There’s a legend that says Ravana, the king of Lanka, fervently prayed to Shiva to grace Lanka with his presence. However, at the request of the devas (gods), Shiva refused to do so. Instead, he suggested that Ravana take one of the 12 jyotirlingas that were vested with the Mahadeva’s energy. However, he posed the condition that Ravana shouldn’t place the lingam on the ground before he reaches Lanka.
Ravana agreed and set out to bring the jyotirlinga from Harlajuri. During his journey back home, when he had to relieve himself, he requested a passer-by Brahmin to hold the jyotirlinga for him. Ravana had no idea that the Brahmin was actually Lord Vishnu in disguise, waiting to thwart him. The moment Ravana turned his back on him, the Brahmin dropped the lingam and disappeared. A devastated Ravana tried everything in his power to remove it off the earth, but the jyotirlingam wouldn’t budge.
Ravana didn’t accept defeat at that. He visited the site–today’s Deoghar–every day, relentlessly praying to Shiva. He even started giving up his 10 heads one by one in the hope that the Mahadeva would bless him and grant him boons. Highly pleased with such devotion and persistence, Shiva relented and healed Ravana at the spot. And hence, the lingam in Deoghar came to be known as Baidyanath, meaning Shiva, the healer.
There was once a city under the sea called Darukavana that was inhabited by reptilian beings. Daruka and his wife Daruki were the serpent rulers of this city. Daruki was an ardent worshipper of Goddess Parvati. The goddess had blessed Daruki with the power to carry her forest with her, no matter where she went. Daruki used this power to help her husband kidnap hermits and take them to the underwater lair.

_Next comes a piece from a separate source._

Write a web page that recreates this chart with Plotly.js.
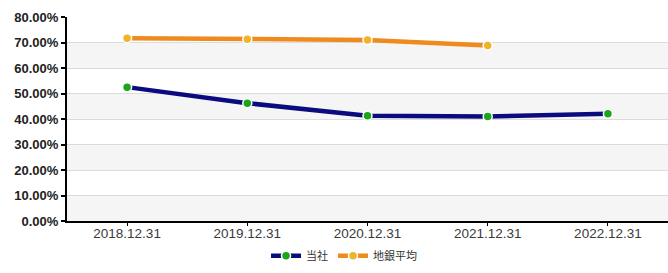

When the couple took away Supriya, a Shiva devotee, little did they know that it would be the end of their ways. Supriya built a lingam in the prison and asked his fellow prisoners to chant mantras appeasing Shiva. Listening to the pleas of these prisoners trapped underwater, the Mahadeva appeared in Darukavana. He slayed the demon couple, but spared the lives of the other innocent serpents. Upon being freed, Supriya prayed that Shiva resides there to protect the hermits. Shiva agreed, and assumed the form of Nageshvara jyotirlinga.
Rameshwara, Tamil Nadu
When Lord Rama sought atonement for his sin of killing Ravana, who was a Brahmin, he requested Hanuman to bring him a large lingam from Varanasi. But anticipating a delay in his return, Rama asked his wife Sita to build him a makeshift lingam, using clay. This clay lingam is vested with Shiva’s blessings in the form of Rameshwara jyotirlingam. However, Hanuman did bring a lingam from Varanasi, eventually, and this lingam came to be known as Vishwanathar. Both lingams are worshipped at the Rameshwara Temple in Tamil Nadu today.
Legend has it that there once lived a pious woman named Kusuma in a village in Ellora. She would immerse a lingam in a natural water tank and pray every day with all her heart. Her husband had a second wife, who, in her envy, killed Kusuma’s son.
Devastated though Kusuma was, she continued to worship Lord Shiva anyway. The Mahadev, impressed by her unwavering devotion, brought her son back to life and resided in the lingam she worshipped. This lingam came to be known as the Grishneshwar jyotirlinga.